Table 9 Weights of GA-enabled ensemble (averaged over 100 runs)

The fitness values (in this case, F-measure) were calculated by averaging the best, worst and average fitness achieved by the population at the end of each run over the entire 100 runs. Likewise, the Fittest Weight’s values are the average of the weights of all the Fittest Weight at the end of each run over the entire 100 runs. Results are shown in Figs. 2 and 3.

Fig. 2
figure 2

GA optimisation process with unigram

Fig. 3
figure 3

GA optimisation process without unigram

The top and bottom 20 terms extracted using the GA weighted score, with and without unigrams are shown in Tables 10 and 11, respectively.

Table 10 GA top 20
Table 11 GA bottom 20

Conclusion

In this research, we conducted intensive medical term extraction exercise using a real-world document set of near 30,000 clinical letters collected over the past 10 years from one eye clinic. We used three popular ranking algorithms for unsupervised medical term extraction, namely, PrefixSpan, C-Value and TextRank, as each covered different aspects of the language feature space. A genetic algorithm was developed to generalise the weight learning process by linearly combining the three ranking scores in an ensemble.
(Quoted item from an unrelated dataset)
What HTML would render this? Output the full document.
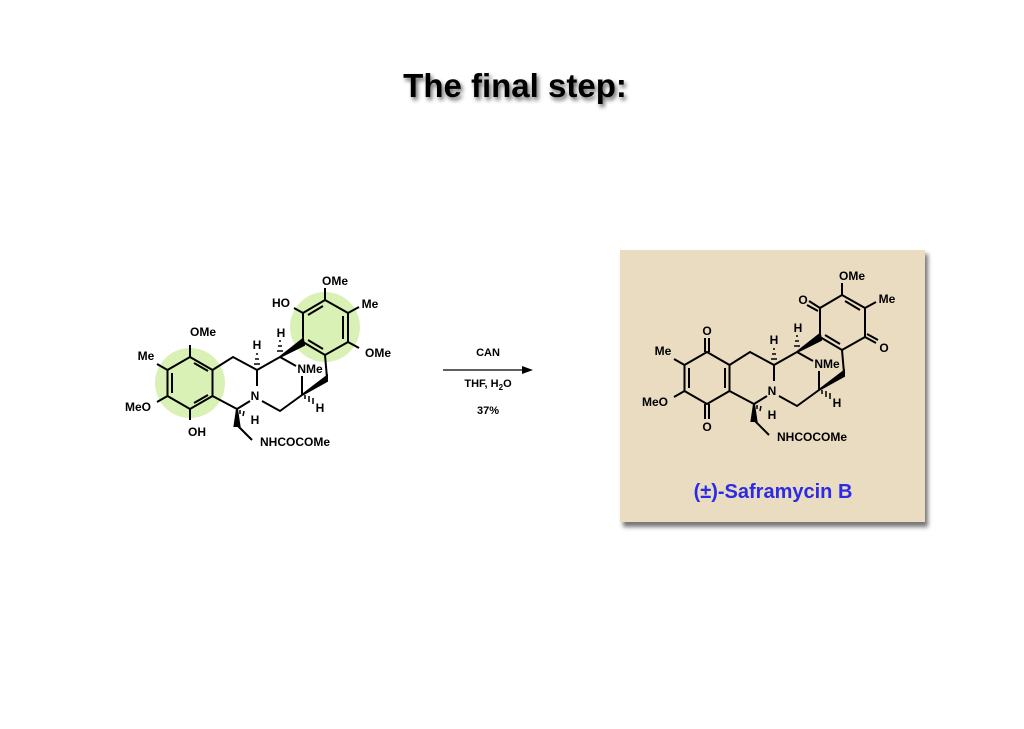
<!DOCTYPE html>
<html><head><style>
body{margin:0;background:#fff;}
svg text{font-family:"Liberation Sans",sans-serif;font-weight:bold;}
</style></head><body>
<svg width="1024" height="724" viewBox="0 0 1024 724" xmlns="http://www.w3.org/2000/svg">
<defs>
<filter id="sh" x="-10%" y="-30%" width="130%" height="180%"><feGaussianBlur in="SourceAlpha" stdDeviation="2"/><feOffset dx="2" dy="3"/><feComponentTransfer><feFuncA type="linear" slope="0.6"/></feComponentTransfer><feMerge><feMergeNode/><feMergeNode in="SourceGraphic"/></feMerge></filter>
<filter id="bs"><feGaussianBlur stdDeviation="2"/></filter>
</defs>
<text x="515" y="97" text-anchor="middle" font-size="33" fill="#000" filter="url(#sh)">The final step:</text>

<!-- card -->
<rect x="623" y="254" width="305" height="273" fill="#777" filter="url(#bs)"/>
<rect x="620" y="250" width="305" height="272" fill="#e9dcc0"/>
<text x="773" y="498" text-anchor="middle" font-size="20" fill="#2b2be6">(±)-Saframycin B</text>

<!-- green highlights -->
<circle cx="190" cy="383" r="35" fill="#d9f1b4"/>
<circle cx="325" cy="327" r="35" fill="#d9f1b4"/>

<g stroke="#000" stroke-width="2" fill="none" font-size="12">
<!-- LEFT MOLECULE -->
<g>
<polygon points="190,357 212.5,370 212.5,396 190,409 167.5,396 167.5,370"/>
<line x1="194" y1="363" x2="208" y2="371"/><line x1="172" y1="373" x2="172" y2="393"/><line x1="194" y1="403" x2="208" y2="395"/>
<polygon points="303,342 303,313 325,300 348,313 348,342 325,355"/>
<line x1="308" y1="315" x2="323" y2="306"/><line x1="343" y1="316" x2="343" y2="339"/><line x1="308" y1="340" x2="323" y2="349"/>
<line x1="190" y1="357" x2="190" y2="345"/><line x1="167.5" y1="370" x2="157" y2="364"/><line x1="167.5" y1="396" x2="157" y2="402"/><line x1="190" y1="409" x2="190" y2="420"/>
<line x1="325" y1="300" x2="325" y2="288"/><line x1="303" y1="313" x2="294" y2="308"/><line x1="348" y1="313" x2="359" y2="307"/><line x1="348" y1="342" x2="359" y2="348"/>
</g>
<g stroke="none" fill="#000">
<text x="203" y="336" text-anchor="middle">OMe</text><text x="146" y="360" text-anchor="middle">Me</text>
<text x="138" y="411" text-anchor="middle">MeO</text><text x="197" y="436" text-anchor="middle">OH</text>
<text x="335" y="285" text-anchor="middle">OMe</text><text x="281" y="307" text-anchor="middle">HO</text>
<text x="370" y="308" text-anchor="middle">Me</text><text x="378" y="357" text-anchor="middle">OMe</text>
</g>

<!-- RIGHT MOLECULE rings -->
<g transform="translate(517,-5)">
<polygon points="190,357 212.5,370 212.5,396 190,409 167.5,396 167.5,370"/>
<line x1="208" y1="373" x2="208" y2="393"/><line x1="172" y1="373" x2="172" y2="393"/>
<polygon points="303,342 303,313 325,300 348,313 348,342 325,355"/>
<line x1="328" y1="306" x2="343" y2="315"/><line x1="308" y1="340" x2="323" y2="349"/>
<line x1="188" y1="357" x2="188" y2="343"/><line x1="192" y1="357" x2="192" y2="343"/>
<line x1="188" y1="409" x2="188" y2="424"/><line x1="192" y1="409" x2="192" y2="424"/>
<line x1="167.5" y1="370" x2="157" y2="364"/><line x1="167.5" y1="396" x2="157" y2="402"/>
<line x1="325" y1="300" x2="325" y2="288"/><line x1="348" y1="313" x2="359" y2="307"/>
<line x1="303" y1="313" x2="292" y2="306"/><line x1="301" y1="316" x2="290" y2="310"/>
<line x1="348" y1="342" x2="359" y2="348"/><line x1="350" y1="339" x2="361" y2="345"/>
<g stroke="none" fill="#000">
<text x="190" y="340" text-anchor="middle">O</text><text x="190" y="436" text-anchor="middle">O</text>
<text x="146" y="360" text-anchor="middle">Me</text><text x="138" y="411" text-anchor="middle">MeO</text>
<text x="335" y="285" text-anchor="middle">OMe</text><text x="286" y="309" text-anchor="middle">O</text>
<text x="370" y="308" text-anchor="middle">Me</text><text x="367" y="357" text-anchor="middle">O</text>
</g>
</g>

<!-- common skeleton, both molecules -->
<g id="sk">
<polyline points="212.5,370 233,357 257,370 257,386"/>
<line x1="212.5" y1="396" x2="237" y2="409"/><line x1="237" y1="409" x2="250" y2="401"/>
<line x1="257" y1="370" x2="280" y2="357"/>
<line x1="280" y1="357" x2="296" y2="366"/>
<line x1="302" y1="376" x2="302" y2="395"/>
<polyline points="262,401 280,411 302,395"/>
<line x1="325" y1="355" x2="327" y2="378"/>
<line x1="237" y1="425" x2="252" y2="440"/>
<polygon points="280,357 303,339 304,345" fill="#000"/>
<polygon points="327,376 327,381 302,395" fill="#000"/>
<polygon points="237,409 234.5,426 239.5,426" fill="#000"/>
<g stroke-width="1.5">
<line x1="254" y1="364" x2="260" y2="364"/><line x1="255" y1="359" x2="259" y2="359"/><line x1="256" y1="354" x2="258" y2="354"/>
<line x1="277" y1="351" x2="283" y2="351"/><line x1="278" y1="346" x2="282" y2="346"/><line x1="279" y1="341" x2="281" y2="341"/>
<line x1="305" y1="395" x2="305" y2="399"/><line x1="309" y1="396" x2="309" y2="402"/><line x1="313" y1="398" x2="313" y2="404"/>
<line x1="240" y1="410" x2="240" y2="414"/><line x1="244" y1="411" x2="243" y2="416"/>
</g>
<g stroke="none" fill="#000">
<text x="257" y="349" text-anchor="middle">H</text><text x="281" y="337" text-anchor="middle">H</text>
<text x="255" y="400" text-anchor="middle">N</text><text x="310" y="373" text-anchor="middle">NMe</text>
<text x="320" y="412" text-anchor="middle">H</text><text x="255" y="424" text-anchor="middle">H</text>
<text x="295" y="446" text-anchor="middle">NHCOCOMe</text>
</g>
</g>
<use href="#sk" transform="translate(517,-5)"/>

<!-- arrow -->
<line x1="443" y1="370" x2="524" y2="370" stroke-width="1.3"/>
<polygon points="533,370 522,366 522,374" fill="#000" stroke="none"/>
<g stroke="none" fill="#000" font-size="11">
<text x="488" y="356" text-anchor="middle">CAN</text>
<text x="488" y="387" text-anchor="middle">THF, H<tspan font-size="8" dy="3">2</tspan><tspan dy="-3">O</tspan></text>
<text x="488" y="414" text-anchor="middle">37%</text>
</g>
</g>
</svg>
</body></html>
The experiments showed promising results that with minimal amount of annotated data, an GA-enabled ensemble of unsupervised approaches can achieve an average F-measure of 65.65 % when considering only complex medical terms, and a F-measure of 72.47 % if we take single word terms (i.e. unigrams) into consideration.

As side products of this research, we also developed algorithms and strategies for anonymising medical letters and constructing online dictionaries using web resources, which are not detailed in this paper due to lack of space and lack of immediate relevance.

The promising results confirm our system can be used as a solid foundation for bootstrapping of supervised medical entity extraction. On the other hand, it also poses a number of interesting research questions that are worth pursuing. More immediately, we will investigate the validity of bottom ranked terms and incorporate doctors’ annotations through semi-supervised learning to further improve performance.